Bu bölge IŞİD’den arınmış olacağı gibi, PYD/YPG’den de arınmış olacak. Fırat’ın batısında bir “Kürt koridoru”nun kurulması önlenmiş olacak. Bölge bu bakımdan Türkiye’nin kontrolü ve nüfuzu altında kalabilecek.
Güven ve güvenlik
Tabii bu projenin gerçekleşmesi, meseleyle ilgili büyük aktörlerin bunu desteklemesine ve aynı zamanda Rakka’nın da kurtarılmasına bağlı. Şu anda ikisinin de nasıl olacağı meçhul.

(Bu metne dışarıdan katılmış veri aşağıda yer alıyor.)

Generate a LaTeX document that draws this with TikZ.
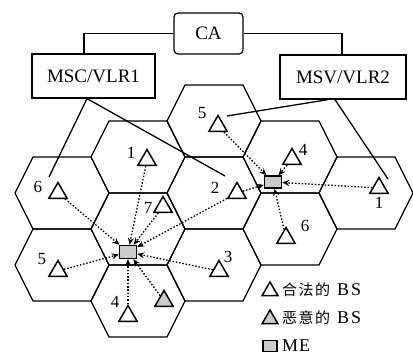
\documentclass[tikz,border=0pt]{standalone}
\usepackage{fontspec}
\setmainfont{Liberation Serif}
\newfontfamily\cjk{Noto Sans CJK SC}
\usetikzlibrary{shapes.geometric,arrows.meta}
\begin{document}
\begin{tikzpicture}[x=1pt,y=-1pt,
  hexline/.style={line width=1.3pt, line join=miter},
  box/.style={draw, line width=1.2pt, inner sep=0pt, font=\fontsize{19}{19}\selectfont},
  bs/.style={draw, fill=white, regular polygon, regular polygon sides=3, minimum size=21pt, inner sep=0pt, line width=1.5pt},
  bad/.style={bs, fill=gray!40},
  me/.style={draw, line width=1.5pt, fill=gray!40, minimum width=17pt, minimum height=13pt, inner sep=0pt},
  num/.style={font=\fontsize{17}{17}\selectfont, inner sep=0pt},
  link/.style={line width=1.3pt},
  sig/.style={line width=1.3pt, dash pattern=on 1.5pt off 1.8pt, -{Stealth[length=7pt,width=6pt]}},
  legtext/.style={anchor=base west, inner sep=0pt, font=\fontsize{18}{18}\selectfont},
  hexagon/.pic={\draw[hexline] (-47,0) -- (-29,-36) -- (29,-36) -- (47,0) -- (29,36) -- (-29,36) -- cycle;}
]
\useasboundingbox (0,0) rectangle (413,354);

% hexagonal cells
\pic at (214,121) {hexagon};
\pic at (138,157) {hexagon};
\pic at (290,157) {hexagon};
\pic at (62,193) {hexagon};
\pic at (214,193) {hexagon};
\pic at (366,193) {hexagon};
\pic at (138,229) {hexagon};
\pic at (290,229) {hexagon};
\pic at (62,265) {hexagon};
\pic at (214,265) {hexagon};
\pic at (138,301) {hexagon};

% boxes
\node[box, rounded corners=4pt, minimum width=69pt, minimum height=41pt] (ca) at (208.5,33.5) {CA};
\node[box, minimum width=123pt, minimum height=44pt] (msc) at (93.5,76) {MSC/VLR1};
\node[box, minimum width=126pt, minimum height=44pt] (msv) at (343,77) {MSV/VLR2};

\draw[link] (ca.west) -| ([xshift=-9.5pt]msc.north);
\draw[link] (ca.east) -| ([xshift=-1pt]msv.north);

\coordinate (e6) at (49,177);
\coordinate (e2) at (225,176);
\coordinate (e5) at (227,116);
\coordinate (e1) at (388,179);
\draw[link] ([xshift=-6.5pt]msc.south) -- (e6);
\draw[link] ([xshift=-6.5pt]msc.south) -- (e2);
\draw[link] ([xshift=-15pt]msv.south) -- (e5);
\draw[link] ([xshift=-8pt]msv.south) -- (e1);

% mobile equipment
\node[me] (meC) at (128,252) {};
\node[me, minimum height=12pt] (meR) at (273,182) {};

% base stations
\node[bs] (t6L) at (58,193) {};
\node[bs] (t1) at (147,160) {};
\node[bs] (t7) at (163,207) {};
\node[bs] (t2) at (237,193) {};
\node[bs] (t5L) at (58,271) {};
\node[bs] (t3) at (219,271) {};
\node[bs] (t4B) at (128,316) {};
\node[bad] (tM) at (164,301) {};
\node[bs] (t5T) at (218,126) {};
\node[bs] (t4R) at (292,159) {};
\node[bs] (t1R) at (379,188) {};
\node[bs] (t6R) at (286,238) {};

% labels
\node[num] (l6L) at (38,187) {6};
\node[num] (l1) at (131,153) {1};
\node[num] (l7) at (148,208) {7};
\node[num] (l2) at (215,188) {2};
\node[num] (l5L) at (42,259) {5};
\node[num] (l3) at (228,257) {3};
\node[num] (l4B) at (115,302) {4};
\node[num] (l5T) at (202,113) {5};
\node[num] (l4R) at (303,150) {4};
\node[num] (l1R) at (379,203) {1};
\node[num] (l6R) at (305,226) {6};

% signals to central ME
\draw[sig] (t6L) -- (meC);
\draw[sig] (t1) -- (meC);
\draw[sig] (t7) -- (meC);
\draw[sig] (t2) -- (meC);
\draw[sig] (t5L) -- (meC);
\draw[sig] (t3) -- (meC);
\draw[sig] (t4B) -- (meC);
\draw[sig] (tM) -- (meC);
% signals to right ME
\draw[sig] (t5T) -- (meR);
\draw[sig] (t4R) -- (meR);
\draw[sig] (t2) -- (meR);
\draw[sig] (t1R) -- (meR);
\draw[sig] (t6R) -- (meR);

% legend
\node[bs, minimum size=18pt] (lg1) at (270,291) {};
\node[legtext] (lt1) at (282,295) {{\cjk\fontsize{15}{15}\selectfont 合\hspace{1.5pt}法\hspace{1.5pt}的}\hspace{7pt}B\hspace{2pt}S};
\node[bad, minimum size=18pt] (lg2) at (270,319) {};
\node[legtext] (lt2) at (282,323) {{\cjk\fontsize{15}{15}\selectfont 恶\hspace{1.5pt}意\hspace{1.5pt}的}\hspace{7pt}B\hspace{2pt}S};
\node[me, minimum width=14pt, minimum height=11pt] (lg3) at (270,346) {};
\node[legtext] (lt3) at (282,351.5) {M\hspace{1pt}E};
\end{tikzpicture}
\end{document}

Cumhurbaşkanı ele geçirilmesi “an meselesi” dediği El Bab’dan sonraki hedef olarak Menbiç ve Rakka’yı gösterdi. Ama böylesine kapsamlı bir harekât için koalisyonun aktif katkısının şart olduğunu ve başkalarının da ellerini taşın altına koyması gerektiğini vurguladı.
Bu işbirliği ve dayanışma sağlanmadığı sürece “güvenli bölge”, daha çok konuşulan bir proje olarak gündemde kalacaktır.